By providing competitive bid-offer spreads, IVX enables traders to execute larger option spread trades with lower transaction fees and associated costs, minimising exposure to potential losses and taking advantage of potential benefits.
IVX v2
In v2, the protocol will unify these segmented liquidity pools into a single AMM pool that underwrites options on all GLP assets and continuously hedges exposures to all assets simultaneously. The benefits of this approach are that the AMM will be able to access deeper liquidity across different levels of volatility simultaneously and will be more capital efficient and competitive with centralised venues like Deribit:
In both versions of the protocol, options positions are hedged automatically for market makers using GLP, GMX’s liquidity pool.

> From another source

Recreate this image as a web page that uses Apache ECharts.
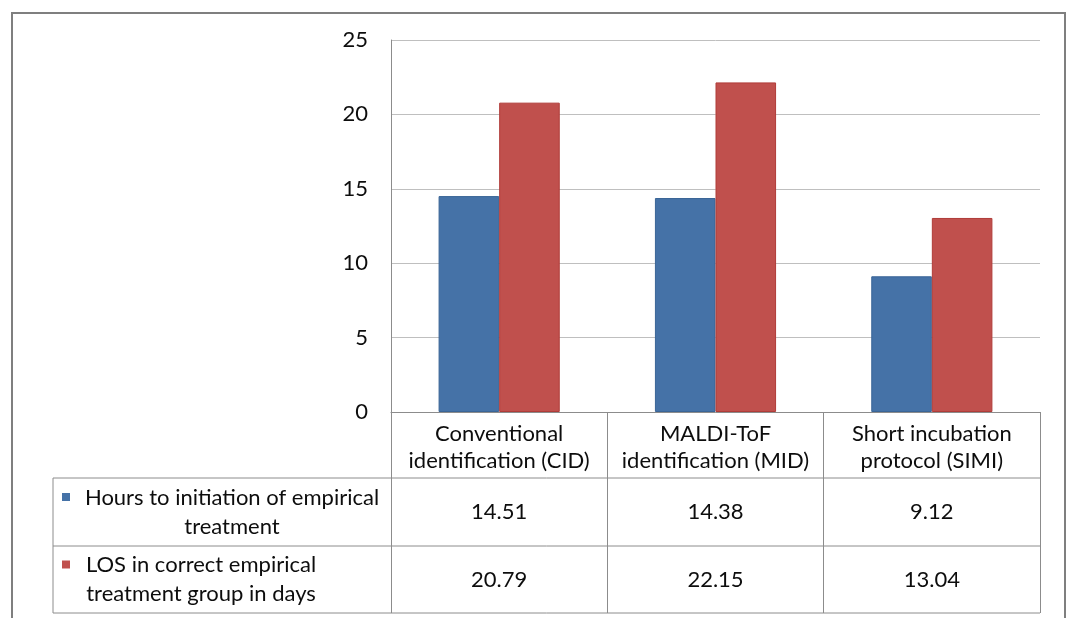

Additionally, IVX is revamping its Automated Market Maker (AMM) to facilitate the integration of GMX's v2 upgrade, which will support synthetic token trading. This move aims to expand trading options and provide greater liquidity for emerging tokens. Some of the benefits of using GMX Synthetics include; access to synthetic ERC-20 and non-ERC20 long-tail assets, improvements in scalability, and a better smart contract system that reduces fees while adding extra layers of security to help reduce the risk of under-collateralisation.
Future Token 🪙
The team hasn’t revealed much about the tokenomics of the protocol. They are still to decide on the distribution and supply schedule. But what they have said is this: All trades on the platform incur a fee which is proportional to the size of the trade and the extent to which the trade will adjust the volatility surface.
These fees are distributed to LP providers and IVX token stakers in accordance with a 70:30 ratio. Hence, 30% of protocol fees will be distributed to IVX stakers on a weekly basis paid out in USDC. As a result, the IVX protocol also pays out a ‘real yield’.
To conclude, IVX is a step up for options AMMs and could become one of the premier decentralised destinations for trading options.